People hide weaknesses when the environment feels unsafe. The most common causes are:
  • Fear of being judged: “If they see I don’t know something, they’ll think I’m not good enough.”
  • Past negative experiences: mistakes were punished, mocked, or brought up later in conflicts or performance reviews.
  • Competitive culture: team members feel they must prove value all the time (especially in high-pressure or political environments).
  • Unclear expectations: when people don’t know what “good” looks like, they protect themselves by showing only what seems safe.
  • Leader behaviour: if leaders never admit uncertainty or mistakes, the team learns that vulnerability is dangerous.
In practice, this reduces trust fast: people don’t get support early, risks stay hidden, and the team loses the chance to learn together. Over time, everyone becomes more defensive and less open.

How to reduce and overcome it

The goal is simple: make it normal to say “I don’t know yet,” “I need help,” and “I made a mistake”—without fear. That’s how teams become faster, not weaker.
  1. Leaders go first: model vulnerability in a professional way (share uncertainty, lessons learned, and what support you need).
  2. Normalize questions: treat questions as quality control (“If one person is confused, others are too”).
  3. Make risks visible early: reward early warning, not “heroic last-minute rescue.”
  4. Separate mistakes from blame: talk about causes and improvements, not personalities.
  5. Create small, safe routines: short check-ins and structured formats help people open up without feeling exposed.

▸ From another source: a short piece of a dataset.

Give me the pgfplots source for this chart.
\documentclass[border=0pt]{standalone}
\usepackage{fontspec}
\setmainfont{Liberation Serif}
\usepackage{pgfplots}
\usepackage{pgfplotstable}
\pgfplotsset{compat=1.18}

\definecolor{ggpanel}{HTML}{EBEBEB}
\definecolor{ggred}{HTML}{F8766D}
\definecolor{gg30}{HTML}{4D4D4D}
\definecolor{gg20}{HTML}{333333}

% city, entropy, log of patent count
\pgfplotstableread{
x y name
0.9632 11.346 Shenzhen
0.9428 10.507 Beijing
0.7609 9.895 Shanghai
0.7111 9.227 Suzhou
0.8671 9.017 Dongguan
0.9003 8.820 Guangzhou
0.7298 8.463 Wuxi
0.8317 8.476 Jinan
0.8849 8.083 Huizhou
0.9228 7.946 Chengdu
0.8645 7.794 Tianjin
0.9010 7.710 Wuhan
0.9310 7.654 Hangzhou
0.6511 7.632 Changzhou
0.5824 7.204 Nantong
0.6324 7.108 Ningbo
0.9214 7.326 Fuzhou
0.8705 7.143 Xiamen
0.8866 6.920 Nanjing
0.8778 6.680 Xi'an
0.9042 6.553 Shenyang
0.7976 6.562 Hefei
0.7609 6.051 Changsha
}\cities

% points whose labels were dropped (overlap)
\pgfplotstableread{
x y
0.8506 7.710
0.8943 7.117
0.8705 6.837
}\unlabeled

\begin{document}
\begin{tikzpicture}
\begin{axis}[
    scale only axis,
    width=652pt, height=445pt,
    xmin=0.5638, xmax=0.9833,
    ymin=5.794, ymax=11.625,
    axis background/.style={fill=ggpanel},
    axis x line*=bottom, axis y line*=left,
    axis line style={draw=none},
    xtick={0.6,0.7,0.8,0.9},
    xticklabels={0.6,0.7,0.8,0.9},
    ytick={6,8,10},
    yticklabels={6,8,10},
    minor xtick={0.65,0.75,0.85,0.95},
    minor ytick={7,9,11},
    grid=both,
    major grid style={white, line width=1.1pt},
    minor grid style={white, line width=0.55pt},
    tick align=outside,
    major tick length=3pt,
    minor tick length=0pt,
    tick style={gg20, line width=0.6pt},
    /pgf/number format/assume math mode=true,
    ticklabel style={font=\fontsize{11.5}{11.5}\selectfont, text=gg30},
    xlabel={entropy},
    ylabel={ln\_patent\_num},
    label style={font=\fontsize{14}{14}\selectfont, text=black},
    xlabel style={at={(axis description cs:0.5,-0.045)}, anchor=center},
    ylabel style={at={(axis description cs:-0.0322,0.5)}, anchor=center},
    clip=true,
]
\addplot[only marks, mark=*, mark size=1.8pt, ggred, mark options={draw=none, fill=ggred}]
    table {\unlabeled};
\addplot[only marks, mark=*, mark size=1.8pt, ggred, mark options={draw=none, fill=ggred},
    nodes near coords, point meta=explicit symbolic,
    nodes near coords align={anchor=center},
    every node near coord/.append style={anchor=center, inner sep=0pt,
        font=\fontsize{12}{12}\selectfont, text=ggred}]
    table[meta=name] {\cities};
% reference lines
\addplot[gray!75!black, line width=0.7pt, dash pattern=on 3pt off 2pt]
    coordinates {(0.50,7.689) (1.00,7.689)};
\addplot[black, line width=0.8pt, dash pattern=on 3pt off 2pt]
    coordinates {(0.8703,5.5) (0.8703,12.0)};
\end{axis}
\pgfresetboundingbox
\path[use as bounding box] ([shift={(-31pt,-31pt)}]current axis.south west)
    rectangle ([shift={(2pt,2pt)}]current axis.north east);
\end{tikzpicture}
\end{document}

Practical communication tools

1) “Red–Yellow–Green” check-in (fast risk visibility)

At the start of a weekly meeting (2–3 minutes), each person says:
  • Green: on track, no help needed
  • Yellow: some risk, I might need support
  • Red: blocked / high risk, I need help now
Rules that make it work: (a) no blaming, (b) red/yellow is respected, (c) the only question is: “What support do you need?” This immediately reduces the pressure to “look perfect.”

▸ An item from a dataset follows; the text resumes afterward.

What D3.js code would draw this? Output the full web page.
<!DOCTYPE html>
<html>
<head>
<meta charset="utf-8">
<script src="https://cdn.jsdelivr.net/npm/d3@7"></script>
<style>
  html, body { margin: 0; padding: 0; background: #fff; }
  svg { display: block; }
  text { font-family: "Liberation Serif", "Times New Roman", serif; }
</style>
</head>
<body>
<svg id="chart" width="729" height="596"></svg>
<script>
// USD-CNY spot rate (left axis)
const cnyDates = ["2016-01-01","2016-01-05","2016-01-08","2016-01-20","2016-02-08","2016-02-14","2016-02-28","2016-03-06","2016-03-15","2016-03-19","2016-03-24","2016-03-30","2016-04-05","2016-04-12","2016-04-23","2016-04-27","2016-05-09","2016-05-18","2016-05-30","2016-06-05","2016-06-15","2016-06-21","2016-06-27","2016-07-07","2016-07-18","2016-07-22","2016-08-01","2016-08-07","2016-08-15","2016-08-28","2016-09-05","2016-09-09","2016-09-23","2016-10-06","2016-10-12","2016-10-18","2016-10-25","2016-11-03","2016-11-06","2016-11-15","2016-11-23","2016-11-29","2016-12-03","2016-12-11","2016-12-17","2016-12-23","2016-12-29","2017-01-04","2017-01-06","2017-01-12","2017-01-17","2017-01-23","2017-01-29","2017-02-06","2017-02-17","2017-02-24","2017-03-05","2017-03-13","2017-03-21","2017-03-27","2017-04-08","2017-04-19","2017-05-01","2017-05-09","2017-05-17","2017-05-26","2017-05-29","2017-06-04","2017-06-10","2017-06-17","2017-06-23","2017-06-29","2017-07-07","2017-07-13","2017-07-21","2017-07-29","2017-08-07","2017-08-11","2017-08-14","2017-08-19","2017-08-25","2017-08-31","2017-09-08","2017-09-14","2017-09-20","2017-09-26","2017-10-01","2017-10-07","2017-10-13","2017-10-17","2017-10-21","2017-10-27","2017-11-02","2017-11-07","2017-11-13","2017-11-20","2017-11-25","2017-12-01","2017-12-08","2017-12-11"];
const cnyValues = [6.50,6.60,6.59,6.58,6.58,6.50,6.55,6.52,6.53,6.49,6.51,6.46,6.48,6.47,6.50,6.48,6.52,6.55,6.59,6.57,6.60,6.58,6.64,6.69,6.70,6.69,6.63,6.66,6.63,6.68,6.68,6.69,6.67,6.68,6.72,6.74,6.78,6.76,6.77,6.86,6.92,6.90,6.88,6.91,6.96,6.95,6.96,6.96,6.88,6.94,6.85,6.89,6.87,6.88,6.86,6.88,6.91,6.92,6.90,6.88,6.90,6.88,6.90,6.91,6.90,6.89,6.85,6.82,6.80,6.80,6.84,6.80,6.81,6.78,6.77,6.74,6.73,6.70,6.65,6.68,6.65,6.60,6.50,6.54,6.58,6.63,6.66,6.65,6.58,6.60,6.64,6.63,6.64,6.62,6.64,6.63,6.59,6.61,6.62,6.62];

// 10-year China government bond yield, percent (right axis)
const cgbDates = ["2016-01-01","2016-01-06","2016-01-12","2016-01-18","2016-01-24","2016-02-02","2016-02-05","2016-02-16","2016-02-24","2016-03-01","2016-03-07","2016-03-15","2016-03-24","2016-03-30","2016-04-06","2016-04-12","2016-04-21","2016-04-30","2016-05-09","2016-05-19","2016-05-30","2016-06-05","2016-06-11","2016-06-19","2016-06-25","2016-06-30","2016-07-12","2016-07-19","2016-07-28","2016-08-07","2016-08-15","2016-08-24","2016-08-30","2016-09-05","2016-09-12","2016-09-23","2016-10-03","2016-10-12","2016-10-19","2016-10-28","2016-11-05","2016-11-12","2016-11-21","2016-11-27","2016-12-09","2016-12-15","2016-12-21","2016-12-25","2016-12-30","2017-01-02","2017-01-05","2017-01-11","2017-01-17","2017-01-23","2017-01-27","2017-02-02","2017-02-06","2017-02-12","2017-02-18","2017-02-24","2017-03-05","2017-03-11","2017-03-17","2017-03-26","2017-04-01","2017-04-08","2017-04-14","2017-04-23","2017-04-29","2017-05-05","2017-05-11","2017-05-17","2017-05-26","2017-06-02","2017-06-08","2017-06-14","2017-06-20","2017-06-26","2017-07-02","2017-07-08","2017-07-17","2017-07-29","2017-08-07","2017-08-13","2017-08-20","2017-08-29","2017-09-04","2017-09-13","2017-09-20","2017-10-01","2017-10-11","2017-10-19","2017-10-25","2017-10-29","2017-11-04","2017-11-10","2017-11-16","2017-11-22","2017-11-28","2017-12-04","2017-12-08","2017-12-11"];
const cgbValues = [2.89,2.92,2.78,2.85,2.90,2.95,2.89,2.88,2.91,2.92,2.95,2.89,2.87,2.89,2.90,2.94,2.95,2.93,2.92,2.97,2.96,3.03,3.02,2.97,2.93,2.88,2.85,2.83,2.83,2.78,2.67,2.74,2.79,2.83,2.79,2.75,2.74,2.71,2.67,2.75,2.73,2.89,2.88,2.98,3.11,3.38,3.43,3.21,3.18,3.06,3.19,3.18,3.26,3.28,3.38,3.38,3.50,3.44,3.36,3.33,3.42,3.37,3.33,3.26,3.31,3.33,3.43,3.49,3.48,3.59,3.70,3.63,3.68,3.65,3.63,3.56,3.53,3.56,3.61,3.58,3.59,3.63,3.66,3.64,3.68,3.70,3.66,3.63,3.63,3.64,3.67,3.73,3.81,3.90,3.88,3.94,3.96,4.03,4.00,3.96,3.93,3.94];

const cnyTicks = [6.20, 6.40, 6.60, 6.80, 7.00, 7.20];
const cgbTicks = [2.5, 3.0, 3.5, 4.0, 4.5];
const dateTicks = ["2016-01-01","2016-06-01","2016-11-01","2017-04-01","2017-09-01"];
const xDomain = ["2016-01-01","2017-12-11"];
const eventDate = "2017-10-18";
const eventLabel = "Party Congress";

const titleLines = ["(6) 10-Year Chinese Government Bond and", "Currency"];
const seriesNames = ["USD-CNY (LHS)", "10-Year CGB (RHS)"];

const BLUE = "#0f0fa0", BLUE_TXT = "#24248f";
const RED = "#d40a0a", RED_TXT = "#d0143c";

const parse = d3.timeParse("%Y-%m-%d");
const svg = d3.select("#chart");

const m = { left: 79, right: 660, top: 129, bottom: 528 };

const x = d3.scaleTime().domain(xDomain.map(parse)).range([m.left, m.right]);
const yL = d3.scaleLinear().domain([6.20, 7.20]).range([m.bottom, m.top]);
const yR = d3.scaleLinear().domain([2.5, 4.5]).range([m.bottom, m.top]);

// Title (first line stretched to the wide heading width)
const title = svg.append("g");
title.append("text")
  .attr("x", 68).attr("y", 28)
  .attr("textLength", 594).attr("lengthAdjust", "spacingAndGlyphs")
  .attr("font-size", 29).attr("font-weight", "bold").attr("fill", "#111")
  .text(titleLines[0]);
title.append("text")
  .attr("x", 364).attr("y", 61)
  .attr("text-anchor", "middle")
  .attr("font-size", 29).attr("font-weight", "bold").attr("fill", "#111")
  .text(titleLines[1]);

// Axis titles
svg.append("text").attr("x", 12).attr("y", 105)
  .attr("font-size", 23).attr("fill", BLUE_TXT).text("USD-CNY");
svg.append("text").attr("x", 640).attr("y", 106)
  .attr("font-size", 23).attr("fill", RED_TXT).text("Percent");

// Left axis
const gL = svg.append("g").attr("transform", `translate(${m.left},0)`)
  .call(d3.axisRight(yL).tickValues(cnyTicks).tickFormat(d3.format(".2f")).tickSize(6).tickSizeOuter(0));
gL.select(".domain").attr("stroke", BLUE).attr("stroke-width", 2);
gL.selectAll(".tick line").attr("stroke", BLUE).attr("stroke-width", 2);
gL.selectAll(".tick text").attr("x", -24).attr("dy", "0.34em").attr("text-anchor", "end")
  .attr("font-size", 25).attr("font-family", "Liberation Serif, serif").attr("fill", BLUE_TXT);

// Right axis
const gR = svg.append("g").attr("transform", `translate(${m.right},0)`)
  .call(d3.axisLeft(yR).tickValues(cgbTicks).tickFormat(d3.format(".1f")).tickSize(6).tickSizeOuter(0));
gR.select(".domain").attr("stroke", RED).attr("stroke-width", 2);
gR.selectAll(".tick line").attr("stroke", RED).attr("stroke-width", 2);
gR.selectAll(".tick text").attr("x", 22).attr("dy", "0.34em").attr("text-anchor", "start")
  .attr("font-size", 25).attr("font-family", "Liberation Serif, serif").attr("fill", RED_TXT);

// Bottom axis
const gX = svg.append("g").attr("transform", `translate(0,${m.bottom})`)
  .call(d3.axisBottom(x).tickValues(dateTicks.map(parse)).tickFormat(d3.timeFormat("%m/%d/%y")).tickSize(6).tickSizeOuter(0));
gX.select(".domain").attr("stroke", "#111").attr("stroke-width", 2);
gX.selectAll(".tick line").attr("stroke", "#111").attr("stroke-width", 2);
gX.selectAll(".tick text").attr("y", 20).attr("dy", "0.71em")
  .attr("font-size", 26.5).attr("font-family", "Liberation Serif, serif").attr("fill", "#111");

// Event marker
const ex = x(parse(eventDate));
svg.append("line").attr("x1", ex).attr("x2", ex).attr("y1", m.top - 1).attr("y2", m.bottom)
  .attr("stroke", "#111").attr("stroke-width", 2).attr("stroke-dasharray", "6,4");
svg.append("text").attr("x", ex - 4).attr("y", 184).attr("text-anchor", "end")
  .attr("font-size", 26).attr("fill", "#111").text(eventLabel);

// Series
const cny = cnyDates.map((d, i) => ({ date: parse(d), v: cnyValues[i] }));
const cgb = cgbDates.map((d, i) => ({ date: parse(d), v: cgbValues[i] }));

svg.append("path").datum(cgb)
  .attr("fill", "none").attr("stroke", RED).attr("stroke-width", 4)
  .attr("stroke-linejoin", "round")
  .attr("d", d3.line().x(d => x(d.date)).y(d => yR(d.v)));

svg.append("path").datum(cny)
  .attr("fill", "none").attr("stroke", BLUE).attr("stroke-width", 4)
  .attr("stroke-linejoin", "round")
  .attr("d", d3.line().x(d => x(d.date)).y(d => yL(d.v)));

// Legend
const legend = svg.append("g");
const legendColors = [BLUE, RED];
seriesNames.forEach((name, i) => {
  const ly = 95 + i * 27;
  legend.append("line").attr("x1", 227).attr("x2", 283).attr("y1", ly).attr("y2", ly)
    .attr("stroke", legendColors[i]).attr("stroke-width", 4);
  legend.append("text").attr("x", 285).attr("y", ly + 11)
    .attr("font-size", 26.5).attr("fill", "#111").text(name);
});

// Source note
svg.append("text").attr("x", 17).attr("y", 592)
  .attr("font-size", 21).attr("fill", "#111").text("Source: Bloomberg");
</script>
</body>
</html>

2) “Ask for help” script (simple, non-embarrassing)

Many people don’t ask for help because they don’t know how to do it without feeling weak. Use this short structure:
  • Context: “I’m working on X and I’m stuck at Y.”
  • What I tried: “I already tried A and B.”
  • What I need: “Can you help me with (decision / input / example / 15 minutes to review)?”
  • Deadline: “I need it by (time/date) so we stay on track.”
Tip: leaders can normalize this by saying out loud: “Asking early is a strength here.”

3) Learning review after mistakes (no-blame “What / So what / Now what”)

Instead of silence (or blame), run a 10–15 minute learning review:
  • What happened? (facts only)
  • So what? (impact, risks, lessons)
  • Now what? (one concrete improvement + owner + next step)
This reduces fear because the team sees that mistakes lead to improvement—not punishment.

4) Psychological safety micro-moves (leader behaviours you can repeat)

  • Thank the risk: “Thanks for raising this early.”
  • Invite voice: “What are we not saying out loud?”
  • Make uncertainty normal: “I’m not sure yet—let’s think together.”
  • Protect people publicly: correct mocking, interruptions, sarcasm, or blame immediately.

5) “Two-minute clarity” (reduce hiding caused by confusion)

Often people hide weakness because they don’t understand expectations. Use this quick tool in tasks and meetings:
  • Goal: what does “done” look like?
  • Owner: who decides / who delivers?
  • Next step: what happens in the next 24–48 hours?
  • Risk: what could block us—and when will we raise it?
This makes it safer to say “I’m unclear,” because the team treats clarity as a shared responsibility.